A classmate from my college days reached out to me for a phone call and I’m so glad she did.
I deleted my Facebook in 2020 in a moment of moral disgust with the management’s press release with regards to civic responsibility. That cut me off from most connections I made before graduating. (Although it should be noted that I never checked my timeline. Those posting were most often those I didn’t wish to hear from. And those whom I did miss were probably staying off for the same reasons I was.)
To be honest, I usually look back on my college memories and cringe. But I’m not that person anymore. Maybe that’s what has me hiding in shame from those I knew from back then. Or at least, I don’t reach out to them as often as I do more recent acquaintances.

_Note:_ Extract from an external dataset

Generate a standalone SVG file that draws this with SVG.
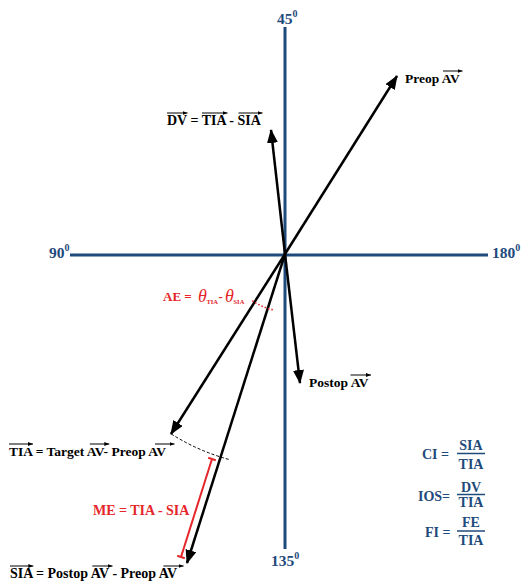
<svg xmlns="http://www.w3.org/2000/svg" width="526" height="585" viewBox="0 0 526 585">
<style>
.ax{stroke:#1f4a7c;stroke-width:3;fill:none}
.axl{font-family:"Liberation Serif",serif;font-weight:bold;fill:#1f4a7c;font-size:15.5px}
.sup{font-size:10px}
.vec{stroke:#000;stroke-width:2.5;fill:none;marker-end:url(#ah)}
.lbl{font-family:"Liberation Serif",serif;font-weight:bold;fill:#000}
.ov{stroke:#000;stroke-width:1;fill:none;marker-end:url(#sa)}
.red{font-family:"Liberation Serif",serif;font-weight:bold;fill:#e5262a}
.th{font-family:"Liberation Serif",serif;font-style:italic;fill:#e5262a;font-size:18px}
.fm{font-family:"Liberation Serif",serif;font-weight:bold;fill:#1f4a7c;font-size:14px}
.bar{stroke:#1f4a7c;stroke-width:1.5}
</style>
<defs>
<marker id="ah" markerUnits="userSpaceOnUse" markerWidth="15" markerHeight="12" refX="13" refY="5.5" orient="auto"><path d="M0,0 L14,5.5 L0,11 z" fill="#000"/></marker>
<marker id="sa" markerUnits="userSpaceOnUse" markerWidth="6" markerHeight="5" refX="5" refY="2" orient="auto"><path d="M0,0 L5,2 L0,4 z" fill="#000"/></marker>
</defs>
<g id="axes">
<line class="ax" x1="285" y1="27" x2="285" y2="549"/>
<line class="ax" x1="70" y1="255" x2="488" y2="255"/>
<text class="axl" x="277" y="24">45<tspan class="sup" dy="-7">0</tspan></text>
<text class="axl" x="49" y="258">90<tspan class="sup" dy="-7">0</tspan></text>
<text class="axl" x="492" y="258">180<tspan class="sup" dy="-7">0</tspan></text>
<text class="axl" x="271" y="566">135<tspan class="sup" dy="-7">0</tspan></text>
</g>
<g id="connectors">
<line class="vec" x1="285" y1="254" x2="397" y2="76"/>
<line class="vec" x1="285" y1="254" x2="271" y2="130"/>
<line class="vec" x1="285" y1="254" x2="300" y2="383"/>
<line class="vec" x1="285" y1="254" x2="171" y2="434"/>
<line class="vec" x1="285" y1="254" x2="187" y2="563"/>
<path d="M171.2,434 A213,213 0 0 0 229.9,459.7" stroke="#000" stroke-width="1" stroke-dasharray="3 2" fill="none"/>
<path d="M252.3,300.7 A57,57 0 0 0 274.1,310" stroke="#e5262a" stroke-width="1.6" stroke-dasharray="1.5 2" fill="none"/>
<g stroke="#e5262a" stroke-width="2">
<line x1="212" y1="459" x2="181" y2="557"/>
<line x1="208.2" y1="457.8" x2="215.8" y2="460.2"/>
<line x1="177.2" y1="555.8" x2="184.8" y2="558.2"/>
</g>
</g>
<g id="preop">
<text class="lbl" x="405" y="83" font-size="13.5">Preop AV</text>
<line class="ov" x1="443" y1="71" x2="462.5" y2="71"/>
</g>
<g id="dv">
<text class="lbl" x="167" y="125" font-size="14">DV = TIA - SIA</text>
<line class="ov" x1="167" y1="113" x2="187.5" y2="113"/>
<line class="ov" x1="202" y1="113" x2="227.5" y2="113"/>
<line class="ov" x1="238.5" y1="113" x2="262.5" y2="113"/>
</g>
<g id="postop">
<text class="lbl" x="309" y="387" font-size="13.5">Postop AV</text>
<line class="ov" x1="350.5" y1="375" x2="371" y2="375"/>
</g>
<g id="tia">
<text class="lbl" x="9" y="456" font-size="13.5">TIA = Target AV- Preop AV</text>
<line class="ov" x1="9" y1="444" x2="33" y2="444"/>
<line class="ov" x1="89.8" y1="444" x2="109.3" y2="444"/>
<line class="ov" x1="155" y1="444" x2="174.5" y2="444"/>
</g>
<g id="sia">
<text class="lbl" x="10" y="578" font-size="14">SIA = Postop AV - Preop AV</text>
<line class="ov" x1="10" y1="566" x2="33.3" y2="566"/>
<line class="ov" x1="92.3" y1="566" x2="112.5" y2="566"/>
<line class="ov" x1="163.4" y1="566" x2="183.6" y2="566"/>
</g>
<g id="ae">
<text class="red" x="163" y="301" font-size="13">AE =</text>
<text class="th" x="198" y="302">θ</text>
<text class="red" x="206.5" y="304" font-size="6.5">TIA</text>
<text class="red" x="218.5" y="301" font-size="13">-</text>
<text class="th" x="225" y="302">θ</text>
<text class="red" x="233.5" y="304" font-size="6.5">SIA</text>
</g>
<g id="me">
<text class="red" x="93" y="515" font-size="14">ME = TIA - SIA</text>
</g>
<g id="ci">
<text class="fm" x="422" y="459">CI =</text>
<text class="fm" x="471" y="450" text-anchor="middle">SIA</text>
<line class="bar" x1="457" y1="453.5" x2="485" y2="453.5"/>
<text class="fm" x="471" y="469" text-anchor="middle">TIA</text>
</g>
<g id="ios">
<text class="fm" x="418" y="501">IOS=</text>
<text class="fm" x="471" y="492" text-anchor="middle">DV</text>
<line class="bar" x1="457" y1="494.5" x2="485" y2="494.5"/>
<text class="fm" x="471" y="507" text-anchor="middle">TIA</text>
</g>
<g id="fi">
<text class="fm" x="425" y="537">FI =</text>
<text class="fm" x="471" y="527" text-anchor="middle">FE</text>
<line class="bar" x1="457" y1="531" x2="485" y2="531"/>
<text class="fm" x="471" y="545" text-anchor="middle">TIA</text>
</g>
</svg>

I have to remind myself that we all are different people now. Hell, it’s been 7 years since graduation. Some of my classmates are on their third horse by now.
I’ll likely go more into detail on this at a future juncture, but my observation of myself from back then is that I lacked confidence in my identity as queer, as Asian-American, and that’s coupled with my still newborn role as a health care professional. Mix in a good deal of uncertainty from a decade of class consciousness putting me out of place and the urban/rural culture divide and what I had was a personality so shrouded in self-doubt and exhausted from posturing that I couldn’t hope to be true to myself. I was in the LGBT closet, but also closeted about my ethnicity and my class background. But that’s a story for another time.
I was glad to hear my old friend also felt similarly to me with regards to Asian-American identity. We deliberately downplayed it… for what? Why did we do that and what did we gain? It’s complicated, man. Is it a insidious example of white supremacy? Asking us to sacrifice our uniqueness for acceptance? It’s a tangled topic that I wanna poke at more with my Asian-American cohorts.